** Information shown **
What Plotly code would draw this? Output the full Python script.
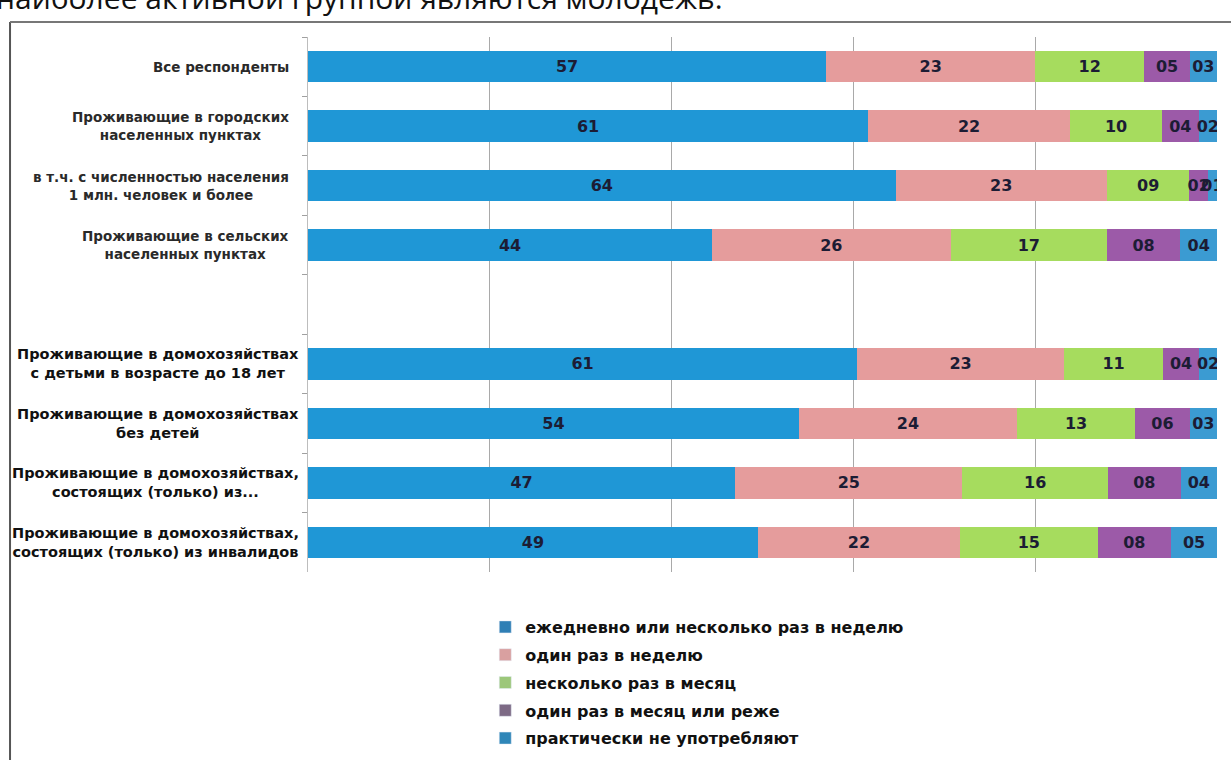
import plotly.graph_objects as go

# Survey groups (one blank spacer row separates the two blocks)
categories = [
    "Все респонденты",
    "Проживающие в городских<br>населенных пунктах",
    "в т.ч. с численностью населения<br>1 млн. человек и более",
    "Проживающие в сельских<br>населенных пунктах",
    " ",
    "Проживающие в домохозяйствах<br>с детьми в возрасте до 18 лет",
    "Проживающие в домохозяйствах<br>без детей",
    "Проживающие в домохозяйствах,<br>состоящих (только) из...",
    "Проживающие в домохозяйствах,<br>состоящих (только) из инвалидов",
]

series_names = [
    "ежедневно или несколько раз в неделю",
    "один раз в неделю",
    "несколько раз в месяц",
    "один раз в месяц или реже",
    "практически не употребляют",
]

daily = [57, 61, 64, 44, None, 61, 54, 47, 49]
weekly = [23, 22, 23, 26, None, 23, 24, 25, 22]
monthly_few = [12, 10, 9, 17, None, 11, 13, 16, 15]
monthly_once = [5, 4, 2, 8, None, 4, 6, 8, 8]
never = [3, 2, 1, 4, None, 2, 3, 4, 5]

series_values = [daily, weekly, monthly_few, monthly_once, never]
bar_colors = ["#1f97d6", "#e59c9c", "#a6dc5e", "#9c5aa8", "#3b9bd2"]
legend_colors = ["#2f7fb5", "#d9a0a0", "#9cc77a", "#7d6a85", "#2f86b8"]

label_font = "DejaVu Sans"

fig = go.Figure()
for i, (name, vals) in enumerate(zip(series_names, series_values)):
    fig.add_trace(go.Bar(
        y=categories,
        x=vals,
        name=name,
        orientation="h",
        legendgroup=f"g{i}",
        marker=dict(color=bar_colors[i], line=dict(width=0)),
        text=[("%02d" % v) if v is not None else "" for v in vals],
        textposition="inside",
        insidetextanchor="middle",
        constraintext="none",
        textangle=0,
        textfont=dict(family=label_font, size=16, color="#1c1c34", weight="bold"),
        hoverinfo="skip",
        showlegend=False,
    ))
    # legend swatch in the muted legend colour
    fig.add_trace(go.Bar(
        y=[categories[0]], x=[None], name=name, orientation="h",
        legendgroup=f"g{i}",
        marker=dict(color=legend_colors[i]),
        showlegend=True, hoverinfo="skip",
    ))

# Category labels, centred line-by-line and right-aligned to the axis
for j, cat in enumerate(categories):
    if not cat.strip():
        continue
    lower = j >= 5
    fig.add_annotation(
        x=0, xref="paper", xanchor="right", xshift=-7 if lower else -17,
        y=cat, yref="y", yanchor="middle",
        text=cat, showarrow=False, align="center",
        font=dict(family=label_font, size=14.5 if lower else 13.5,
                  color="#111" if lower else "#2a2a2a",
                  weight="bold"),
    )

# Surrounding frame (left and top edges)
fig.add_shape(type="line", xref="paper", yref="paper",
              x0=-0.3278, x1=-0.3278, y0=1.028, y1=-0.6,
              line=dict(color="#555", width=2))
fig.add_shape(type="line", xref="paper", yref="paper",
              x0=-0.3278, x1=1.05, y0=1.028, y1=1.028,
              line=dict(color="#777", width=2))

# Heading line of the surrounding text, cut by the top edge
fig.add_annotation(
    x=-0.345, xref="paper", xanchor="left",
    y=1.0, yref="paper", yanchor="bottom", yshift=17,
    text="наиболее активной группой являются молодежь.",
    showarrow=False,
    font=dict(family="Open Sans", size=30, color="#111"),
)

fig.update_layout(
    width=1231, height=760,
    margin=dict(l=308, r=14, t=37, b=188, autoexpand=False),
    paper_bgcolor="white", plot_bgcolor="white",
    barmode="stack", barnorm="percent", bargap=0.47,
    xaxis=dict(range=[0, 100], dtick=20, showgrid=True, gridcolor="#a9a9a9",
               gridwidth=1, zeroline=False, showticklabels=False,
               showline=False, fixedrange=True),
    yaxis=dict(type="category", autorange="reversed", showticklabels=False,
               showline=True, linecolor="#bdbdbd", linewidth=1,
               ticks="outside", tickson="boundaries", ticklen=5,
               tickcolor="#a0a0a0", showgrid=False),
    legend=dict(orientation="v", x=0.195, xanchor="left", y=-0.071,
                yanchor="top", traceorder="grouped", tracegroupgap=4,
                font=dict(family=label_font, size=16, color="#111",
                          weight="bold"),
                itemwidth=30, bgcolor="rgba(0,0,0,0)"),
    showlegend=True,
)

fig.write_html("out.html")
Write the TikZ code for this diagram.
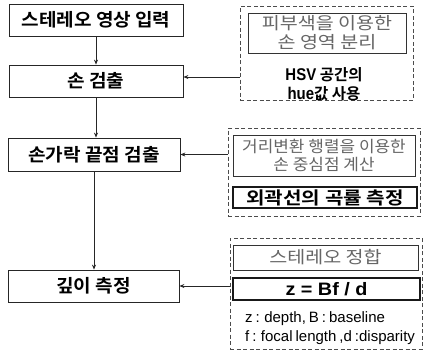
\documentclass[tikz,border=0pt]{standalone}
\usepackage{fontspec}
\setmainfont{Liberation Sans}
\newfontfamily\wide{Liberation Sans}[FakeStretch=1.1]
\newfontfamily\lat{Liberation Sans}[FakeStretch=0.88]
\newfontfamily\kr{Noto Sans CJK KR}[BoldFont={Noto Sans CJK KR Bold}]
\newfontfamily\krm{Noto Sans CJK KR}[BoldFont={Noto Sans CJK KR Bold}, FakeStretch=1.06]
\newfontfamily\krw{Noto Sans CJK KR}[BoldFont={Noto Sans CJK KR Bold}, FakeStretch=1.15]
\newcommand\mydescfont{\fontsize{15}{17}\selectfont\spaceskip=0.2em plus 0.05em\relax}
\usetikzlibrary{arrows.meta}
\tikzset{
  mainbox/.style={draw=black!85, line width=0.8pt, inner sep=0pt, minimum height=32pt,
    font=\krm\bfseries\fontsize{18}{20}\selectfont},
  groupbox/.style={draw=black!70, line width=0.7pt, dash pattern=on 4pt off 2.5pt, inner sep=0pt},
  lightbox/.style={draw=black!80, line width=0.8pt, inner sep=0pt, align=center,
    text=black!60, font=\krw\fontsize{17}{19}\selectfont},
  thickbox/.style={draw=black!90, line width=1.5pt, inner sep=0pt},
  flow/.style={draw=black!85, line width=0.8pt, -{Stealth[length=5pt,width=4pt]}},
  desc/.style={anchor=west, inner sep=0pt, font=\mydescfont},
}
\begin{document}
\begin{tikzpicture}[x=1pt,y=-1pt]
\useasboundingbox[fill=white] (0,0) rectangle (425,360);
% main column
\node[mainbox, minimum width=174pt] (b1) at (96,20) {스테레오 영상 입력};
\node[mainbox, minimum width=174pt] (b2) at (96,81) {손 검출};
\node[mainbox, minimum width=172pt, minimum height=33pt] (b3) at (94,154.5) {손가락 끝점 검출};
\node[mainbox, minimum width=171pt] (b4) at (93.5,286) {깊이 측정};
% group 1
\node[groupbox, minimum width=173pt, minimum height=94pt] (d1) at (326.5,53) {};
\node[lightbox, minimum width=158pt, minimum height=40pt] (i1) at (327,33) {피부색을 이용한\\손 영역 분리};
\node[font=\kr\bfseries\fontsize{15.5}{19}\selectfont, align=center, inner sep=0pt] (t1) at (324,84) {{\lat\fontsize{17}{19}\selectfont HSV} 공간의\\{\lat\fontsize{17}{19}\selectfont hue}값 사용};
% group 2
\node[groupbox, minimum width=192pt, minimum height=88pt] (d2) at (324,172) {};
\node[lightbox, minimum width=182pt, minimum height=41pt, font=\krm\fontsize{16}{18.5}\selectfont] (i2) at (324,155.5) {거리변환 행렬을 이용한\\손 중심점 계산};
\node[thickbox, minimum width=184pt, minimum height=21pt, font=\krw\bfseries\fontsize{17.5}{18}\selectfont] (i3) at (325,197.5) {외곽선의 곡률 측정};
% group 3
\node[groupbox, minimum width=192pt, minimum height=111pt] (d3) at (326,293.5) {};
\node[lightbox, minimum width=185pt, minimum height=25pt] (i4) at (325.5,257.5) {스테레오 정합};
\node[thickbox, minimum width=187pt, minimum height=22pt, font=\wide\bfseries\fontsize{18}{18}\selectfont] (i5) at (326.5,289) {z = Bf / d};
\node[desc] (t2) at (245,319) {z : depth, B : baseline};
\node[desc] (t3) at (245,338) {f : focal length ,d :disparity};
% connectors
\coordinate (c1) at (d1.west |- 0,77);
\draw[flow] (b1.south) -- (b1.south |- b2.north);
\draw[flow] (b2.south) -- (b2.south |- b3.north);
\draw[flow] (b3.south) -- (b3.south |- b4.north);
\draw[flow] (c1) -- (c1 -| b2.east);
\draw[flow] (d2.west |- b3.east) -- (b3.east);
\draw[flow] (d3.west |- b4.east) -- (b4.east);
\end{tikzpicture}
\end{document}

** Set task **
Repeat only the lines between the start of the data and the line with "import plotly.graph_objects as go", including those two lines, and skip the pictures.

** Task solution **
What Plotly code would draw this? Output the full Python script.
import plotly.graph_objects as go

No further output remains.